A metal disc of radius ‘R’ rotates with an angular velocity ‘ω’ about an axis perpendicular to its plane passing through its centre in a magnetic field of induction ‘B’ acting perpendicular to the plane of the disc. The induced e.m.f. between the rim and axis of the disc is (magnitude only)

• A. \(\frac {BωR}{2}\)
• B. \(\frac{Bω^2R^2}{2}\)
• C. \(\frac {BωR ^2}{2}\)
• D. \(\frac {Bω^2R}{2}\)

Answer 1

The Correct Option is C

Area A=πR²
Now differentiate the area
\(\frac {dA}{dt}\) = \(\frac {πR^2}{2π/ω}\)
\(\frac {dA}{dt}\)t = \(\frac {ωR^2}{2}\)
e.m.f = - B x \(\frac {dA}{dt}\)
e.m.f = \(\frac {BωR^2}{2}\)
So, the correct option is (C) \(\frac {BωR^2}{2}\)
 

Answer 2

To find the induced electromotive force (emf) between the rim and the axis of a rotating metal disc in a magnetic field, we can use Faraday's law of electromagnetic induction.
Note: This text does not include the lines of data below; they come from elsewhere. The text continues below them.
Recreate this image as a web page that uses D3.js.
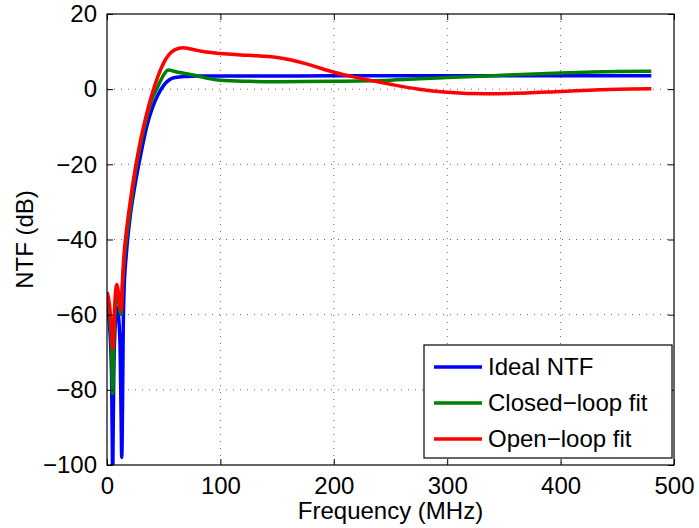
<!DOCTYPE html>
<html>
<head>
<meta charset="utf-8">
<script src="https://cdn.jsdelivr.net/npm/d3@7"></script>
<style>
  body { margin: 0; background: #fff; }
  text { font-family: "Liberation Sans", Arial, sans-serif; fill: #000; }
</style>
</head>
<body>
<div id="chart"></div>
<script>
// frequency (MHz) and NTF (dB)
var idealFreq = [0, 2, 4, 4.7, 5, 5.3, 6, 7.5, 8.5, 10, 11.5, 12.3, 13, 13.7, 14.3, 15, 17, 20, 25, 30, 35, 40, 45, 50, 55, 60, 70, 80, 100, 200, 300, 400, 480];
var idealNTF = [-58, -62, -76, -95, -110, -95, -76, -61, -58, -60, -68, -84, -98, -84, -64, -54, -44, -35, -25, -17, -10, -5, -1.5, 1, 2.5, 3.1, 3.4, 3.5, 3.5, 3.55, 3.6, 3.6, 3.6];

var closedFreq = [0, 2, 4, 5, 6, 7.5, 8.5, 10, 11.5, 12.5, 13.5, 15, 17, 20, 25, 30, 35, 40, 45, 50, 54, 60, 70, 80, 90, 100, 125, 150, 200, 250, 300, 340, 400, 450, 480];
var closedNTF = [-56, -59, -69, -81, -68, -57, -55, -56, -59, -60, -53, -46, -40, -33, -22, -14, -7.5, -2.5, 0.8, 3.8, 5.1, 4.7, 4.1, 3.5, 2.8, 2.4, 2.1, 2.0, 2.1, 2.4, 3.1, 3.6, 4.3, 4.7, 4.8];

var openFreq = [0, 2, 4, 5, 6, 7.5, 8.5, 10, 11.5, 12.5, 13.5, 15, 17, 20, 25, 30, 35, 40, 45, 50, 55, 60, 67, 75, 85, 100, 125, 150, 175, 200, 225, 250, 275, 300, 335, 370, 400, 450, 480];
var openNTF = [-54, -57, -64, -69, -63, -54, -52, -54, -58, -59, -52, -44, -38, -31, -21, -13, -6.5, -1, 3.5, 7, 9.3, 10.5, 11, 10.6, 10, 9.5, 9, 8.4, 6.8, 4.5, 2.8, 1.3, 0, -0.8, -1.2, -1, -0.6, 0, 0.1];

var seriesNames = ["Ideal NTF", "Closed\u2212loop fit", "Open\u2212loop fit"];
var seriesColors = ["#0000ff", "#008000", "#ff0000"];

var xTicks = [0, 100, 200, 300, 400, 500];
var yTicks = [20, 0, -20, -40, -60, -80, -100];

var margin = { top: 14, right: 25, bottom: 63, left: 107 };
var width = 699 - margin.left - margin.right;
var height = 528 - margin.top - margin.bottom;

var svg = d3.select("#chart")
    .append("svg")
    .attr("width", 699)
    .attr("height", 528);

var g = svg.append("g")
    .attr("transform", "translate(" + margin.left + "," + margin.top + ")");

var xScale = d3.scaleLinear().domain([0, 500]).range([0, width]);
var yScale = d3.scaleLinear().domain([-100, 20]).range([height, 0]);

// clip for curves
svg.append("defs").append("clipPath")
    .attr("id", "plotclip")
    .append("rect")
    .attr("width", width)
    .attr("height", height);

// dotted grid
g.selectAll(".vgrid")
    .data(xTicks.slice(1, -1))
    .enter()
    .append("line")
    .attr("x1", function (d) { return xScale(d); })
    .attr("x2", function (d) { return xScale(d); })
    .attr("y1", 0)
    .attr("y2", height)
    .attr("stroke", "#666")
    .attr("stroke-width", 1)
    .attr("stroke-dasharray", "1,6");

g.selectAll(".hgrid")
    .data(yTicks.slice(1, -1))
    .enter()
    .append("line")
    .attr("x1", 0)
    .attr("x2", width)
    .attr("y1", function (d) { return yScale(d); })
    .attr("y2", function (d) { return yScale(d); })
    .attr("stroke", "#666")
    .attr("stroke-width", 1)
    .attr("stroke-dasharray", "1,6");

// curves
var line = d3.line()
    .x(function (d) { return xScale(d[0]); })
    .y(function (d) { return yScale(d[1]); })
    .curve(d3.curveMonotoneX);

var allSeries = [
    d3.zip(idealFreq, idealNTF),
    d3.zip(closedFreq, closedNTF),
    d3.zip(openFreq, openNTF)
];

g.append("g")
    .attr("clip-path", "url(#plotclip)")
    .selectAll("path")
    .data(allSeries)
    .enter()
    .append("path")
    .attr("d", line)
    .attr("fill", "none")
    .attr("stroke", function (d, i) { return seriesColors[i]; })
    .attr("stroke-width", 3.5)
    .attr("stroke-linejoin", "round");

// axes with inward ticks on all four sides
var fmt = function (d) { return d < 0 ? "\u2212" + Math.abs(d) : "" + d; };

g.append("g")
    .attr("transform", "translate(0," + height + ")")
    .call(d3.axisBottom(xScale).tickValues(xTicks).tickSize(-6).tickPadding(12).tickFormat(fmt))
    .call(function (a) { a.select(".domain").remove(); });

g.append("g")
    .call(d3.axisTop(xScale).tickValues(xTicks).tickSize(-6).tickFormat(""))
    .call(function (a) { a.select(".domain").remove(); });

g.append("g")
    .call(d3.axisLeft(yScale).tickValues(yTicks).tickSize(-6).tickPadding(10).tickFormat(fmt))
    .call(function (a) { a.select(".domain").remove(); });

g.append("g")
    .attr("transform", "translate(" + width + ",0)")
    .call(d3.axisRight(yScale).tickValues(yTicks).tickSize(-6).tickFormat(""))
    .call(function (a) { a.select(".domain").remove(); });

g.selectAll(".tick line").attr("stroke", "#000");
g.selectAll(".tick text")
    .attr("font-size", 24)
    .style("font-family", "'Liberation Sans', Arial, sans-serif");

// frame
g.append("rect")
    .attr("width", width)
    .attr("height", height)
    .attr("fill", "none")
    .attr("stroke", "#000")
    .attr("stroke-width", 1.2);

// axis titles
svg.append("text")
    .attr("x", margin.left + width / 2)
    .attr("y", 519)
    .attr("text-anchor", "middle")
    .attr("font-size", 24)
    .text("Frequency (MHz)");

svg.append("text")
    .attr("transform", "translate(33," + (margin.top + height / 2) + ") rotate(-90)")
    .attr("text-anchor", "middle")
    .attr("font-size", 24)
    .text("NTF (dB)");

// legend
var legend = svg.append("g")
    .attr("transform", "translate(424,345)");

legend.append("rect")
    .attr("width", 248)
    .attr("height", 113)
    .attr("fill", "#fff")
    .attr("stroke", "#000")
    .attr("stroke-width", 1.2);

var rows = legend.selectAll(".row")
    .data(seriesNames)
    .enter()
    .append("g")
    .attr("transform", function (d, i) { return "translate(0," + (22 + i * 36) + ")"; });

rows.append("line")
    .attr("x1", 10)
    .attr("x2", 58)
    .attr("y1", 0)
    .attr("y2", 0)
    .attr("stroke", function (d, i) { return seriesColors[i]; })
    .attr("stroke-width", 3.5);

rows.append("text")
    .attr("x", 64)
    .attr("y", 0)
    .attr("dy", "0.35em")
    .attr("font-size", 24)
    .text(function (d) { return d; });
</script>
</body>
</html>
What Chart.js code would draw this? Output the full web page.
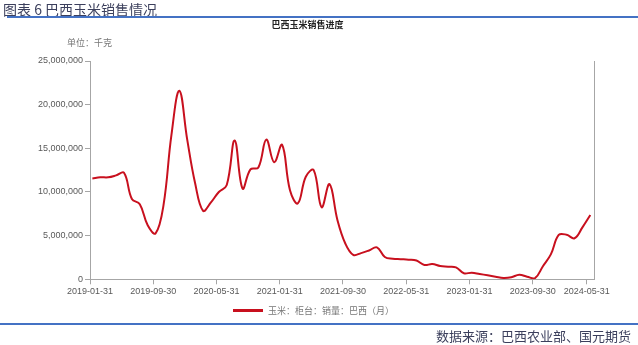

The metal disc rotates in a uniform magnetic field, which creates a varying magnetic flux through the disc, inducing an emf.
Given:
- Radius of the disc, \( R \)
- Angular velocity of the disc, \( \omega \)
- Magnetic field induction, \( B \)
Steps to solve:
1. Consider an infinitesimal element:
 Consider an infinitesimal radial element of the disc at a distance \( r \) from the center with thickness \( dr \).
2. Linear velocity of the element:
The linear velocity \( v \) of the element at radius \( r \) is:
  \[ v = r \omega \]
3. Induced emf in the infinitesimal element:
 The emf \( d\mathcal{E} \) induced in the infinitesimal element due to its motion in the magnetic field is given by:
  \[ d\mathcal{E} = B \cdot v \cdot dr = B \cdot r \omega \cdot dr \]
4. Total induced emf:
 To find the total emf induced between the center and the rim of the disc, integrate \( d\mathcal{E} \) from \( r = 0 \) to \( r = R \):
  \[ \mathcal{E} = \int_{0}^{R} B \cdot r \omega \cdot dr \]
Performing the integration:
  \[ \mathcal{E} = B \omega \int_{0}^{R} r \cdot dr \]
  \[ \mathcal{E} = B \omega \left[ \frac{r^2}{2} \right]_{0}^{R} \]
  \[ \mathcal{E} = B \omega \cdot \frac{R^2}{2} \]
 Final Result:
The magnitude of the induced emf between the rim and the axis of the disc is Option (C):
\[ \boxed{\mathcal{E} = \frac{1}{2} B \omega R^2} \]